Jeffrey Goldberg is a great example of how you never went broke in journalism by turning in sloppy and tendentious work that served the interests of powerful men. The frustrating thing is that he occasionally turns in good and thoughtful work, as with his eloquent piece on the settlement movement in Israel, but then uses it to bolster his self-appointed position as intellectual arbiter of the shtetl. (Ironically, his writing about Jews is shallow and cramped, as with this post about Brooklyn Jews, which is as cliched and outdated as is possible without using the words plotz or shmear.) Much as he poses as a bad-muchacho ex-Mafia reporter, his response to the ridicule he deserves is to, say, have his editor tell people that he’s calling the FBI on his oh-so-threatening critics. Like all such bullies, he’s actually a pussy. 

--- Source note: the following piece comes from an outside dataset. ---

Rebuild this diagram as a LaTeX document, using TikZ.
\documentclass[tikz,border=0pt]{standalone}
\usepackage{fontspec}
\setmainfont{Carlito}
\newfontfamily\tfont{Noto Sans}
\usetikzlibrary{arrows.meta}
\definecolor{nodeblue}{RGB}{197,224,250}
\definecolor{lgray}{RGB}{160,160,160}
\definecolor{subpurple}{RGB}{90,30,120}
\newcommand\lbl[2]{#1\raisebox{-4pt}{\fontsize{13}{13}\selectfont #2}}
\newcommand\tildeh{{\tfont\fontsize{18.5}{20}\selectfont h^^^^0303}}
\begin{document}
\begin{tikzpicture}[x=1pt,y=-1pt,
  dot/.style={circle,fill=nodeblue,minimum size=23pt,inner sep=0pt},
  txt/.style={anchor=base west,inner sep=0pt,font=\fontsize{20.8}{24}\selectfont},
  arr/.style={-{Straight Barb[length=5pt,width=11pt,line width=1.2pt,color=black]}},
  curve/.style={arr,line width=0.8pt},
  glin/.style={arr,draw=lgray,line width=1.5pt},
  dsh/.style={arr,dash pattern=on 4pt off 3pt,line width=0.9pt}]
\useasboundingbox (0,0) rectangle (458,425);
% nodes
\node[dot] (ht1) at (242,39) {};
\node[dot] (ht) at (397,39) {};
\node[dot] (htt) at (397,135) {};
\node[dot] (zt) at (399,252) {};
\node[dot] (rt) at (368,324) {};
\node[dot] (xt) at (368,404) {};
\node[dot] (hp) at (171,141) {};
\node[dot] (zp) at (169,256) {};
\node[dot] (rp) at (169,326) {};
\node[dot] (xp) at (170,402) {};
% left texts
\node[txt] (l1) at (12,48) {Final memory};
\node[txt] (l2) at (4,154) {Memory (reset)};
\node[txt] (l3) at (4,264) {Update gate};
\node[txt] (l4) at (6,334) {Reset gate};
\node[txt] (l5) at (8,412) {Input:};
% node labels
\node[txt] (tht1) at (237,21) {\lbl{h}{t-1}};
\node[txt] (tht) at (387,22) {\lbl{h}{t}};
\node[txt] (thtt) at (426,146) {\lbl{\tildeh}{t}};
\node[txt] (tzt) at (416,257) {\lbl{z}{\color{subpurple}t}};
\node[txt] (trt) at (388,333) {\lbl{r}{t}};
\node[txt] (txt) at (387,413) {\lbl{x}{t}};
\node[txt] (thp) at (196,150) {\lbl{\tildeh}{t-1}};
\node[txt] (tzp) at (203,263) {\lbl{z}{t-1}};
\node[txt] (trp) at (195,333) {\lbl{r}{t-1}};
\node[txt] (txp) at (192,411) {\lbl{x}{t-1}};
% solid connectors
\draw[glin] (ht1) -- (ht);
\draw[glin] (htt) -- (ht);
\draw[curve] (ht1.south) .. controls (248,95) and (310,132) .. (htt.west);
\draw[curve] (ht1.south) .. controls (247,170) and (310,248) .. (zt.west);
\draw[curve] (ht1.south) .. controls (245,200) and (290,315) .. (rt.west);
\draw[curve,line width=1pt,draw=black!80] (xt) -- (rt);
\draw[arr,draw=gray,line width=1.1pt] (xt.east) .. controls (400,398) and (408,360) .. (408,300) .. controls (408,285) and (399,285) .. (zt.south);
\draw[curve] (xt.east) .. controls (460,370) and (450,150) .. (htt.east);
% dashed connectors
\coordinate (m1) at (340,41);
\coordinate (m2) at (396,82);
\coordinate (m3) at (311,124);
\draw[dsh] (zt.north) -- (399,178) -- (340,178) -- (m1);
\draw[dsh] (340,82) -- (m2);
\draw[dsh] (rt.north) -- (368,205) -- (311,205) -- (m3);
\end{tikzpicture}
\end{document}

Anyway, all this is on display with his recent post trying relentlessly to manipulate Ken Roth of Human Rights Watch’s words until Roth concedes some non-existent wrongdoing in raising money from a handful of private Saudi citizens through, among other things, highlighting HRW’s work holding Israel accountable for human rights violations. When a reader takes Goldberg to task for his sloppy implication that HRW shouldn’t "talk to Arab audiences about Israel," he’s horrified at the absurdity — did it not occur to him? — and replies that "perhaps there should be a rule that Human Rights Watch not raise funds in its main target countries." Since HRW criticizes the human-rights practices of every country on earth, presumably that means the organization can collect some space cubits on Alpha Centauri. 

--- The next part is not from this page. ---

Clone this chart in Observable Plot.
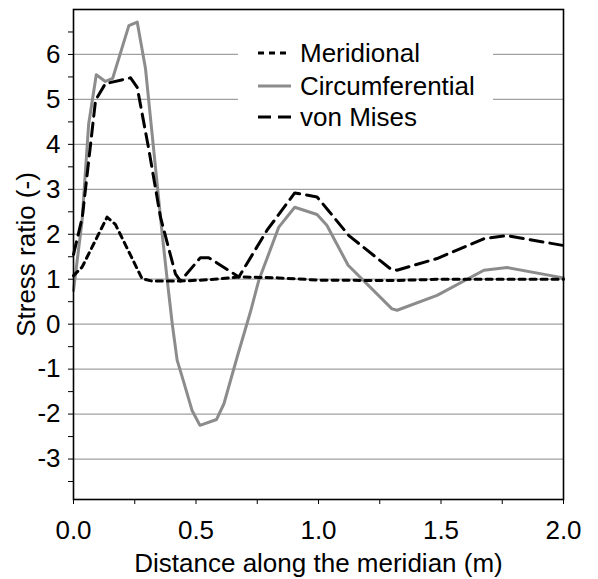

Matt Duss writes the next chapter, collecting a a reply to Goldberg from HRW’s Sarah Whitson:

In talking about our work, we point out that we are as critical of Israel as we are of every other country in the Middle East. That really comes as a surprise to people in the Middle East when they hear that, because they have the opposite perception.

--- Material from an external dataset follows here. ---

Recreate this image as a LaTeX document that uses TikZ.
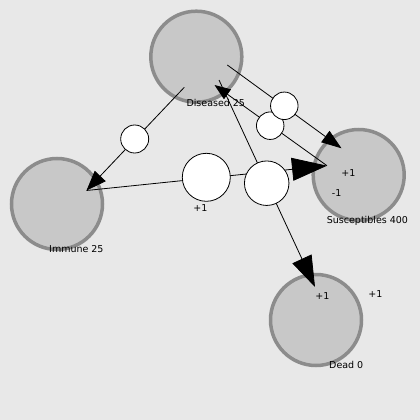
\documentclass[tikz,border=0pt]{standalone}
\usepackage{fontspec}
\setmainfont{DejaVu Sans}
\usetikzlibrary{arrows.meta}
\definecolor{bgcol}{HTML}{E8E8E8}
\definecolor{stockfill}{HTML}{C8C8C8}
\definecolor{stockline}{HTML}{8C8C8C}
\tikzset{
	stock/.style={circle, draw=stockline, fill=stockfill, line width=3.5pt, minimum size=91pt, inner sep=0pt},
	valve/.style={circle, draw=black, fill=white, line width=0.8pt, inner sep=0pt},
	flow/.style={line width=0.8pt},
	lbl/.style={inner sep=0pt, font=\fontsize{9.5}{11}\selectfont},
}

\begin{document}
\begin{tikzpicture}[x=10pt, y=-10pt]
			%%%%% START %%%%%
			
			\fill[bgcol] (0, 0) rectangle (42, 42);
			\useasboundingbox (0, 0) rectangle (42, 42);
			
			\node[stock] (diseased) at (19.63, 5.67) {};
			\node[stock] (suscept) at (35.87, 17.5) {};
			\node[stock] (immune) at (5.7, 20.4) {};
			\node[stock] (dead) at (31.6, 32.0) {};
			
			\coordinate (d1) at (18.43, 8.73);
			\coordinate (i1) at (8.65, 19.05);
			\coordinate (s1) at (32.7, 16.57);
			\coordinate (d2) at (21.45, 8.5);
			\coordinate (d3) at (22.73, 6.5);
			\coordinate (s2) at (34.15, 14.83);
			\coordinate (d4) at (21.9, 8.0);
			\coordinate (x1) at (31.5, 28.7);
			
			\draw[flow, -{Triangle[length=20pt, width=15pt]}] (d1) -- (i1);
			\draw[flow, -{Triangle[length=35pt, width=23pt]}] (i1) -- (s1);
			\draw[flow, -{Triangle[length=16pt, width=12pt]}] (s1) -- (d2);
			\draw[flow, -{Triangle[length=20pt, width=14pt]}] (d3) -- (s2);
			\draw[flow, -{Triangle[length=31pt, width=21pt]}] (d4) -- (x1);
			
			\node[valve, minimum size=28pt] (v1) at (13.47, 13.9) {};
			\node[valve, minimum size=48pt] (v2) at (20.63, 17.73) {};
			\node[valve, minimum size=27.5pt] (v3) at (27.02, 12.57) {};
			\node[valve, minimum size=27.5pt] (v4) at (28.43, 10.58) {};
			\node[valve, minimum size=44.5pt] (v5) at (26.67, 18.32) {};
			
			\node[lbl, anchor=west] (tDiseased) at (18.63, 10.27) {Diseased 25};
			\node[lbl, anchor=west] (tSuscept) at (32.67, 22.07) {Susceptibles 400};
			\node[lbl, anchor=west] (tImmune) at (4.9, 24.93) {Immune 25};
			\node[lbl, anchor=west] (tDead) at (32.9, 36.47) {Dead 0};
			
			\node[lbl] (n1) at (20.03, 20.77) {+1};
			\node[lbl] (n2) at (34.83, 17.33) {+1};
			\node[lbl] (n3) at (33.67, 19.33) {-1};
			\node[lbl] (n4) at (32.23, 29.6) {+1};
			\node[lbl] (n5) at (37.53, 29.43) {+1};
			
			%%%%% END %%%%%
\end{tikzpicture}
\end{document}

To which Duss adds: "Discussing the very real and intense hostility that right-wing pro-Israel groups show toward HRW’s reporting — hostility to which Jeffrey Goldberg has, through sloppy and tendentious journalism, now added some weight — is obviously not the same as invoking ‘the Jewish lobby.’" Look out, Duss! When the shtetl police kick at your front door, how you gonna come? 

I get the sense that Goldberg posted his follow-up because he retains a measure of intellectual honesty. Hey fella: cultivate that, yeah? You’re not entirely corrupted, and you don’t seem to even mean to be corrupt. So how about you approach your work with the rigor that the topics you cover deserve?